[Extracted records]
[START]

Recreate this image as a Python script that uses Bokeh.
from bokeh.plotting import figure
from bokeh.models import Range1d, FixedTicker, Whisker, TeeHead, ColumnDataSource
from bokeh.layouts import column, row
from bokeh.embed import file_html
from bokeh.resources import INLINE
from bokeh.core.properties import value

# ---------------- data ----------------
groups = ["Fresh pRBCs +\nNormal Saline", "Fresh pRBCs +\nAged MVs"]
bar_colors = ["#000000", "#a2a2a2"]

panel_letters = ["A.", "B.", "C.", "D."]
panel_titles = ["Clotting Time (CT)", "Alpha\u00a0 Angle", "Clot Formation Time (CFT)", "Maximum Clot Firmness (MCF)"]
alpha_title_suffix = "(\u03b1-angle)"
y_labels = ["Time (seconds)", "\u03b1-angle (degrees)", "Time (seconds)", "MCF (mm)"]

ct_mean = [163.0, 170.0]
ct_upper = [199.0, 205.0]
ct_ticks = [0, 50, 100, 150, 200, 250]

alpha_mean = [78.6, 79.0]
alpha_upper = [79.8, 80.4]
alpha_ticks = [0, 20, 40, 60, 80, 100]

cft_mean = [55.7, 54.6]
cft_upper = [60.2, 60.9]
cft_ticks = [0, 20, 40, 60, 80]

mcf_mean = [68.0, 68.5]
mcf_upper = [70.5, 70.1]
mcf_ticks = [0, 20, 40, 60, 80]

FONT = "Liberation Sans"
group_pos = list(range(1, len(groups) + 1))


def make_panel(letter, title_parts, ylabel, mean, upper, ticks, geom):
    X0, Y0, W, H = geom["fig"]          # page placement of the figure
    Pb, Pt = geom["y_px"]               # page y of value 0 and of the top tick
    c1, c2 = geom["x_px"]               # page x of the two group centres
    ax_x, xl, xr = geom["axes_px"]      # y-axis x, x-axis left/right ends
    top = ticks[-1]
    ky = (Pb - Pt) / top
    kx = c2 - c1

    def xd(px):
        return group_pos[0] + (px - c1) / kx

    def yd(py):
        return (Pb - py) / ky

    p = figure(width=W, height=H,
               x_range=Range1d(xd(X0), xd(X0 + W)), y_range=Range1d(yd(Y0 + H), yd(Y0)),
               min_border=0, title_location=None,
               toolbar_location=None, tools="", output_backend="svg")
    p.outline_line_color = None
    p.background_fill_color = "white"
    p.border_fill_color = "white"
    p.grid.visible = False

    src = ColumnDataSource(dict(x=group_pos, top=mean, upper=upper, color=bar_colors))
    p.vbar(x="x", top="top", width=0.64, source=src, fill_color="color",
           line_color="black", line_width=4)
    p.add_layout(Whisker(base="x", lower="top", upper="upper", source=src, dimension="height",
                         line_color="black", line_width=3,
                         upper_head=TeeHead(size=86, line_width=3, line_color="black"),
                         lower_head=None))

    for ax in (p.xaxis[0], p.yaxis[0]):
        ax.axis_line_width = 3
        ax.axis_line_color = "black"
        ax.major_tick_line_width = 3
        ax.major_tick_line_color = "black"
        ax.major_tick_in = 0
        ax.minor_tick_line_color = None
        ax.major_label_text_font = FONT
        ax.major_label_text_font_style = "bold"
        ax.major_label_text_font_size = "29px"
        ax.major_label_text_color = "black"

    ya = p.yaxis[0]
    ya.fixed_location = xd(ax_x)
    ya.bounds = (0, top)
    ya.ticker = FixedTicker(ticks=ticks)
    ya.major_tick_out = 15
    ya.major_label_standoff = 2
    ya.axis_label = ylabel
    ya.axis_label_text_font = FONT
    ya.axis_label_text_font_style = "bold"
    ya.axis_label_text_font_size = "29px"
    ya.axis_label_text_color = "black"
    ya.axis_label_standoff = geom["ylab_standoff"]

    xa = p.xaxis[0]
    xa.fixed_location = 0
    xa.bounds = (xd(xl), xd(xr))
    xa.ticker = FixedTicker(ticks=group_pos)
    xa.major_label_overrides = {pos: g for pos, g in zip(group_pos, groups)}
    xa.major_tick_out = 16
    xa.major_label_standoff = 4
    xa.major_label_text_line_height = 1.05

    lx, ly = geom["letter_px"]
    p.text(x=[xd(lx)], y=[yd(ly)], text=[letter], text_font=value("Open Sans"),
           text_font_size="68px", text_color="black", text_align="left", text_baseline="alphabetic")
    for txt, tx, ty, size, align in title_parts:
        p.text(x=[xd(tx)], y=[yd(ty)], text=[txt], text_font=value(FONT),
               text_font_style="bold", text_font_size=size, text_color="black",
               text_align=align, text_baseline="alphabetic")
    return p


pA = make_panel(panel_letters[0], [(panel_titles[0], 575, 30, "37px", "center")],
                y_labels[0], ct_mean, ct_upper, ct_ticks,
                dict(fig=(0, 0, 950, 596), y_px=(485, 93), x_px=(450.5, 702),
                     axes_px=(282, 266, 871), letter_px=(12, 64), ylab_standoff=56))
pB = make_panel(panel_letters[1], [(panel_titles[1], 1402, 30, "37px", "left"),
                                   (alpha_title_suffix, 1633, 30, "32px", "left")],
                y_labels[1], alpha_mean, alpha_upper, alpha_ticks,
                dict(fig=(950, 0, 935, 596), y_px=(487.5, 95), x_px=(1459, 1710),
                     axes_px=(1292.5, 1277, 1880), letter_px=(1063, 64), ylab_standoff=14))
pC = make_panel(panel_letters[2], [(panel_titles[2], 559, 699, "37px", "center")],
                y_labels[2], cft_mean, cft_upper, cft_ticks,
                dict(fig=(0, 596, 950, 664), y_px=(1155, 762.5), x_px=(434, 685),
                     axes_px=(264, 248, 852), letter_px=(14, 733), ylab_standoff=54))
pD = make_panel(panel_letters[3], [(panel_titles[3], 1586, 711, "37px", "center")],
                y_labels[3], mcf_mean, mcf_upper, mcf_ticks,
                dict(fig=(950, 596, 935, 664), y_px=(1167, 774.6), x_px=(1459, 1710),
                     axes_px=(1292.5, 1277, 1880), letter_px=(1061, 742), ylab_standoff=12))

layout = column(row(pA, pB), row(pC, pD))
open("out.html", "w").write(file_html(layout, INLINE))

[END]
[START]

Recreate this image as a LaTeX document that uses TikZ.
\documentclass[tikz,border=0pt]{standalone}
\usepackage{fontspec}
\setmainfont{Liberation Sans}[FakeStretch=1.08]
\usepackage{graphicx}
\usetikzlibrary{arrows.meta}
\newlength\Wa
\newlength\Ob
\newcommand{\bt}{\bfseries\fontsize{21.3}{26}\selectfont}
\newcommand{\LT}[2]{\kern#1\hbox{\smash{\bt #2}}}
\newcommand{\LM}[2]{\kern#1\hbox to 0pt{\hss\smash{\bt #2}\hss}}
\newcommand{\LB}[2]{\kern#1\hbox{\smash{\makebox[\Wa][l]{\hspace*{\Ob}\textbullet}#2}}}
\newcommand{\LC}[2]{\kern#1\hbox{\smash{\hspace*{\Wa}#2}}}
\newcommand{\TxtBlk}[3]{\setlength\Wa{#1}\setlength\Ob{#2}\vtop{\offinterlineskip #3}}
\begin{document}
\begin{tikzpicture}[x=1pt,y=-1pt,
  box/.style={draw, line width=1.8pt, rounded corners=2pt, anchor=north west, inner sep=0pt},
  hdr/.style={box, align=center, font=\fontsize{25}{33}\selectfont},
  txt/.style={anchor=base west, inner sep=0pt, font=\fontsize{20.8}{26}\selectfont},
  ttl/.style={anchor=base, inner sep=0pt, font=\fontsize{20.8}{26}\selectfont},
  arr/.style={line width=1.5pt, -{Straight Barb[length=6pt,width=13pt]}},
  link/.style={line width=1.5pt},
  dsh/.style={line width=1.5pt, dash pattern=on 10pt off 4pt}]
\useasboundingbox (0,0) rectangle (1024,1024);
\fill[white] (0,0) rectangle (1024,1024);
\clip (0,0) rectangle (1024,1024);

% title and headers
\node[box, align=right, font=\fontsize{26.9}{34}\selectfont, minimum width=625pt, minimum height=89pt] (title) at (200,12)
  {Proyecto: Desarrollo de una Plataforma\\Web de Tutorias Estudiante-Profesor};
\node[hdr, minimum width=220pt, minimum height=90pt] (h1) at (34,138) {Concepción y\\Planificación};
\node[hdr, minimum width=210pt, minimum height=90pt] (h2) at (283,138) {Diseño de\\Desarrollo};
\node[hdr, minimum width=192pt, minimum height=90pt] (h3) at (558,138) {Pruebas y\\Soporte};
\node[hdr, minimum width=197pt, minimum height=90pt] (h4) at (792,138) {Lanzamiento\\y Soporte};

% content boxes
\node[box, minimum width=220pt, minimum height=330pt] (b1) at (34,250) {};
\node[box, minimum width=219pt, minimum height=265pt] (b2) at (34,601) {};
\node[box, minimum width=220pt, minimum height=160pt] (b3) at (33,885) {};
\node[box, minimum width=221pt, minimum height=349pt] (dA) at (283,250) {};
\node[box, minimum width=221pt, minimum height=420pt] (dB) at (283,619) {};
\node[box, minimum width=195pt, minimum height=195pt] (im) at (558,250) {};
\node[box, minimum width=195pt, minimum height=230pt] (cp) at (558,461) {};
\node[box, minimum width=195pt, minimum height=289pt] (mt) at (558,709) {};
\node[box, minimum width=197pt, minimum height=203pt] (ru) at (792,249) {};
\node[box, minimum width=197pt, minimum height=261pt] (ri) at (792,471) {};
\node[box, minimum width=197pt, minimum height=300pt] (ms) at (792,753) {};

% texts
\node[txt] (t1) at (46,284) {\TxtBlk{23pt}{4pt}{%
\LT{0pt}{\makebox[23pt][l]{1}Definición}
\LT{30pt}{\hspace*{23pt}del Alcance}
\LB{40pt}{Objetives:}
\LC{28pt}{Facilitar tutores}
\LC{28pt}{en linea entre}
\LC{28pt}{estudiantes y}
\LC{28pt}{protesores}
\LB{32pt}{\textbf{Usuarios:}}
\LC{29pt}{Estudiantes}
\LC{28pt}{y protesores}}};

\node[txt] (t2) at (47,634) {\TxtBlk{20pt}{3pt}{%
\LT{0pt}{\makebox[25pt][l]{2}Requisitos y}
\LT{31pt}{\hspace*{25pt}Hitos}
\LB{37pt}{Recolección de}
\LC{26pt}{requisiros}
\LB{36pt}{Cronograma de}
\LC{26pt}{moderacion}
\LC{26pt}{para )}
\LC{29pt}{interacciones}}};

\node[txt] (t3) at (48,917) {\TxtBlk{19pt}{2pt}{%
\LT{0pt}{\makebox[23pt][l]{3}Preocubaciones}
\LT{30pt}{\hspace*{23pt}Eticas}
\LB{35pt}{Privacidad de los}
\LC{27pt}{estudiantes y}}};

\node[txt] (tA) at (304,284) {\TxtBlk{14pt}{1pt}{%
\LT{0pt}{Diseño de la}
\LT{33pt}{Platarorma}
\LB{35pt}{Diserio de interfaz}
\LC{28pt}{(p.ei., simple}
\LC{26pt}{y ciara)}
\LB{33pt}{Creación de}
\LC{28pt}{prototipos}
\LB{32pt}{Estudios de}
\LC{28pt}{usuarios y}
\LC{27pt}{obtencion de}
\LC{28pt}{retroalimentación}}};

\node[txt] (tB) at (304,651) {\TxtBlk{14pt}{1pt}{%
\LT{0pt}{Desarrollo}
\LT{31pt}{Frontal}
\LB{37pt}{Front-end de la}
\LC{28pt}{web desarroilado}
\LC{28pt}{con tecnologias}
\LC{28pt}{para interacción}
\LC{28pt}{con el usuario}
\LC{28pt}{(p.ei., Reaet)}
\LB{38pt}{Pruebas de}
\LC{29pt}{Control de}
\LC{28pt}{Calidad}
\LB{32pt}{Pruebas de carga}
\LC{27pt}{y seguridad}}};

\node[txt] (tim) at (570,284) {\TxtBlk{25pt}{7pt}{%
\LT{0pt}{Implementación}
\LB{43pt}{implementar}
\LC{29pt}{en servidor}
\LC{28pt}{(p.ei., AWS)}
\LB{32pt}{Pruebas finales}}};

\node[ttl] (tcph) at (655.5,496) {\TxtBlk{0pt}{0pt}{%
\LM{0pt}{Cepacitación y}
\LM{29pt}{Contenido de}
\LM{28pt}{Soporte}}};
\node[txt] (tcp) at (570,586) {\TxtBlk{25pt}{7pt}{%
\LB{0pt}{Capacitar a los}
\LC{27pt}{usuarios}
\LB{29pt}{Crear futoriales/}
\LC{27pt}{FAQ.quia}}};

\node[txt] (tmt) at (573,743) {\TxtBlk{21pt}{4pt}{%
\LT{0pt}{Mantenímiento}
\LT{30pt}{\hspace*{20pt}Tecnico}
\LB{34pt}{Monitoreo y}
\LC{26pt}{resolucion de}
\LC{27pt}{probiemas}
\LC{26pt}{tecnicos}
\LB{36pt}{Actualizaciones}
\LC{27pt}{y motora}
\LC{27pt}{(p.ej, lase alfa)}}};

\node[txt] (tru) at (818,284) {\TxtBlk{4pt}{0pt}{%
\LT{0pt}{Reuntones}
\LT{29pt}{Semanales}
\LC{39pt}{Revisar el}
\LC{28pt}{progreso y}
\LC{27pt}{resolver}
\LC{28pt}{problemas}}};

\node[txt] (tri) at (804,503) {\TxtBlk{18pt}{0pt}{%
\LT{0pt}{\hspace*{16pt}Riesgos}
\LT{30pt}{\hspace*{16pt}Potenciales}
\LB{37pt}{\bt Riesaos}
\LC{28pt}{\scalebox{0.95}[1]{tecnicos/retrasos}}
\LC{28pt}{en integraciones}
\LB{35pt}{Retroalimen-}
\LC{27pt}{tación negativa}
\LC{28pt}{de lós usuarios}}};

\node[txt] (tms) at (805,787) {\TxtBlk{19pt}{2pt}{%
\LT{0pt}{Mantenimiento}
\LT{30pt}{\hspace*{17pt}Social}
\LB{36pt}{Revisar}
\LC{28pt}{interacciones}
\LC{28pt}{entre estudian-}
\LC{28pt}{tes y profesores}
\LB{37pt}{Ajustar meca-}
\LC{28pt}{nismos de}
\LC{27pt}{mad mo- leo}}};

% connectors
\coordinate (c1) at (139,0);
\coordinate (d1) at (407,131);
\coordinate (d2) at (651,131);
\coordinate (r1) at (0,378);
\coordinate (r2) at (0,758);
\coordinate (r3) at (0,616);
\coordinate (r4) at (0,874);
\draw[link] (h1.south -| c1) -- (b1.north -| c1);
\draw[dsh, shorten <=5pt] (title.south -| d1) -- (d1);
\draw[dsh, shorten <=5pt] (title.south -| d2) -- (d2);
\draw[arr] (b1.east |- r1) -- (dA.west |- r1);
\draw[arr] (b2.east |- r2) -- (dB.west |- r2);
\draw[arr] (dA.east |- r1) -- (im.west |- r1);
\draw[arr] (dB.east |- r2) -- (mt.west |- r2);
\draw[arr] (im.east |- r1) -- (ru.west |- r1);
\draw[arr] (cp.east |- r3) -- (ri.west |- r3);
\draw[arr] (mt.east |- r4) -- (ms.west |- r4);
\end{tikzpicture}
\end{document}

[END]
[START]

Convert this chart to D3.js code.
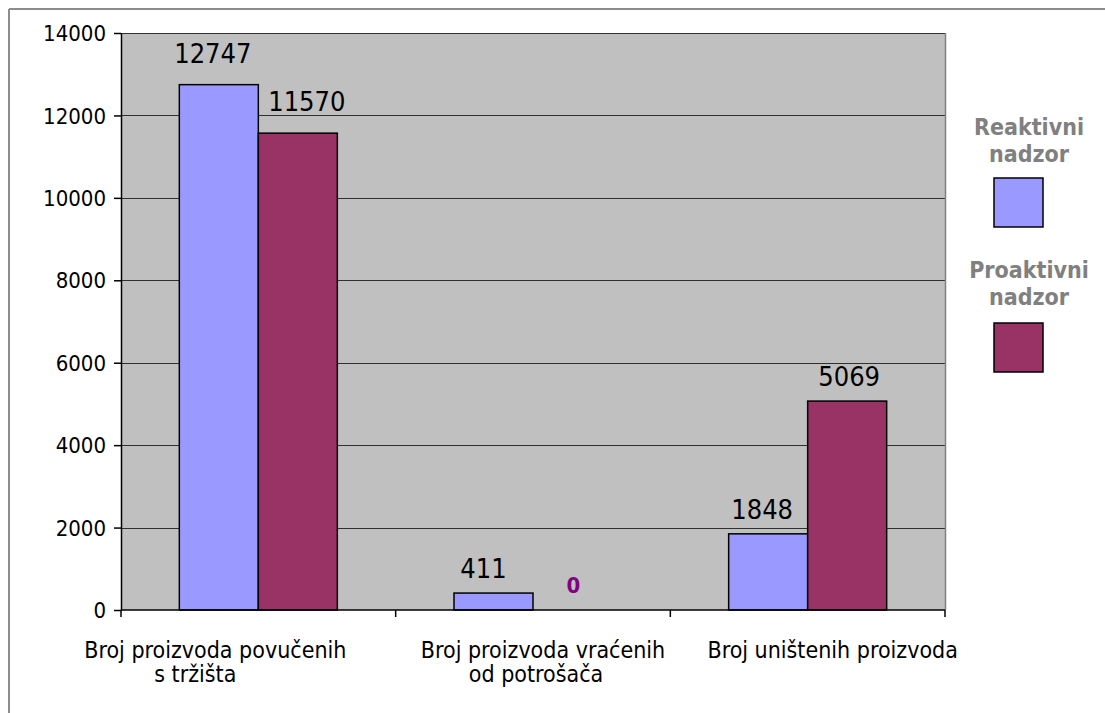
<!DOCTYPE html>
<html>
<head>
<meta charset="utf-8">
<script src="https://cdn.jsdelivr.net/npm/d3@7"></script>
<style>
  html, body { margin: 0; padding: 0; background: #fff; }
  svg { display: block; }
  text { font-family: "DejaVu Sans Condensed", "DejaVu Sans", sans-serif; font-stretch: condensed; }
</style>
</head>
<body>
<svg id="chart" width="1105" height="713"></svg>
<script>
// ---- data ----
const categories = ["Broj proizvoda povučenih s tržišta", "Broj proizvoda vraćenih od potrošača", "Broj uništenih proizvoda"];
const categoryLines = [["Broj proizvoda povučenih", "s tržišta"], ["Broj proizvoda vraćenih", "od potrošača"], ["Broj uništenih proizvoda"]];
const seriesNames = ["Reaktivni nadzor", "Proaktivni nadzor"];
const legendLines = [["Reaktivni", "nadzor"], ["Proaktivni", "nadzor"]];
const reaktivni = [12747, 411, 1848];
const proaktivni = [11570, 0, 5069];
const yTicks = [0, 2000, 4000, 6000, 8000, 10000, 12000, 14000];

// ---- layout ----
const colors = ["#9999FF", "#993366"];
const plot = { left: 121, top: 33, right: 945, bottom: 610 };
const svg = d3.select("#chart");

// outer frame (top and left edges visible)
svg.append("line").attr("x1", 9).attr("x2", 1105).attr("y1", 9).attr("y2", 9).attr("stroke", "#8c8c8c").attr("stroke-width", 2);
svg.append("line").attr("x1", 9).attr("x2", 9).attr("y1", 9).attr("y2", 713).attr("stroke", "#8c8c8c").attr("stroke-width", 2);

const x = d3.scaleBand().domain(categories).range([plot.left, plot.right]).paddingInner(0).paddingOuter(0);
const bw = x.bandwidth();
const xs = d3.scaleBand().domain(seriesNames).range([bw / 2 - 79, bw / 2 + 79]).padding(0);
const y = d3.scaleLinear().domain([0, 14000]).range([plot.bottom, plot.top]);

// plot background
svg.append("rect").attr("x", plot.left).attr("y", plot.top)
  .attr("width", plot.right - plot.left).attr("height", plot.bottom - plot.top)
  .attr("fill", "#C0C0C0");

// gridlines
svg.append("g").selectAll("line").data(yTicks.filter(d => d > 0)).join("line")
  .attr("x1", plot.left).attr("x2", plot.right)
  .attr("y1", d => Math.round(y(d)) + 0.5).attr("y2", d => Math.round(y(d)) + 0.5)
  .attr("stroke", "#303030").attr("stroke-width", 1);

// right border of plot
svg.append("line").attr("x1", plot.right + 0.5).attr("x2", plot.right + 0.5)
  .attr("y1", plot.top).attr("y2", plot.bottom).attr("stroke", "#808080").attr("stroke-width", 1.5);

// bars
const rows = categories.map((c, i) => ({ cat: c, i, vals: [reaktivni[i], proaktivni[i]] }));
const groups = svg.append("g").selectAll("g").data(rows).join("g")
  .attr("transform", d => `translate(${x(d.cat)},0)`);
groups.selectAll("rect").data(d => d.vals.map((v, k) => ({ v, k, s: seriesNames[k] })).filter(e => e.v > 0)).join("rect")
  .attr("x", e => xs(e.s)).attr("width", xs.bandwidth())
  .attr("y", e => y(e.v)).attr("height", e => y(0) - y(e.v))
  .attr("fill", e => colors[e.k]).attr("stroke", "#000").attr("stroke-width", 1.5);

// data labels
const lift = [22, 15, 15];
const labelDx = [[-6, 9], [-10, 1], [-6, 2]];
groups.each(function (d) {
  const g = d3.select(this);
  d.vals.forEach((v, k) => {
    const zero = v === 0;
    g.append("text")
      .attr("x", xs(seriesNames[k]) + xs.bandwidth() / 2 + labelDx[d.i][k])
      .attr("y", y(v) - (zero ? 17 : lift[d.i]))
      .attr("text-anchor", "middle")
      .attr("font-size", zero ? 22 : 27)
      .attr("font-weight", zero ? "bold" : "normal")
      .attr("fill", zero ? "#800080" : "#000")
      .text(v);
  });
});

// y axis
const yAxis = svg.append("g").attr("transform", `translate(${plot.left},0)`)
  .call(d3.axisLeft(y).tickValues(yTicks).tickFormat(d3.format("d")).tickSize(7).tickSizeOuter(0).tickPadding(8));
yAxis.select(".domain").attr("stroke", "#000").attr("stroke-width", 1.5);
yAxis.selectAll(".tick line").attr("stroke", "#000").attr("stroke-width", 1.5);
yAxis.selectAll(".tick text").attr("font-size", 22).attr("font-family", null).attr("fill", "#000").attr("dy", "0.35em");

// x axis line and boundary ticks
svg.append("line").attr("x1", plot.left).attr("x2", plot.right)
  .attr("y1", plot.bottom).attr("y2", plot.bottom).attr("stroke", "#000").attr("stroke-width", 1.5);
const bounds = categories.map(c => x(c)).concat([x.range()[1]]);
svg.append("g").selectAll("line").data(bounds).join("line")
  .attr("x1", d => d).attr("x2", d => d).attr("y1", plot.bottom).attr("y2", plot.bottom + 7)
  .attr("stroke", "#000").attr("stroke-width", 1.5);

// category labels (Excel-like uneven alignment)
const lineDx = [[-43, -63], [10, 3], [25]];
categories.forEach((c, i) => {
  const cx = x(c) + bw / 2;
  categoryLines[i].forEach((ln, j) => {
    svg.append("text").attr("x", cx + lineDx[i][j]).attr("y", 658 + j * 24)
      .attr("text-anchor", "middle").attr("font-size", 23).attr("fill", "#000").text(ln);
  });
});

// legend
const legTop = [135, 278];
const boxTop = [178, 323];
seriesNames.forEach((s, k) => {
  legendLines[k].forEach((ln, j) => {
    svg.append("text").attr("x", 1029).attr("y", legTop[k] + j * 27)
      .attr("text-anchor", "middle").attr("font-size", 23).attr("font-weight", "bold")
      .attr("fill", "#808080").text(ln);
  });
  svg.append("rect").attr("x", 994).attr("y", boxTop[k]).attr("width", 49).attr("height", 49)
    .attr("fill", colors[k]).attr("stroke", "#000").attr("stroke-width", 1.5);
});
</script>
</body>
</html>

[END]

→ **Directive**: Find each line holding "image". Copy it out.

→ **Solution to this exercise**:
Recreate this image as a Python script that uses Bokeh.
Recreate this image as a LaTeX document that uses TikZ.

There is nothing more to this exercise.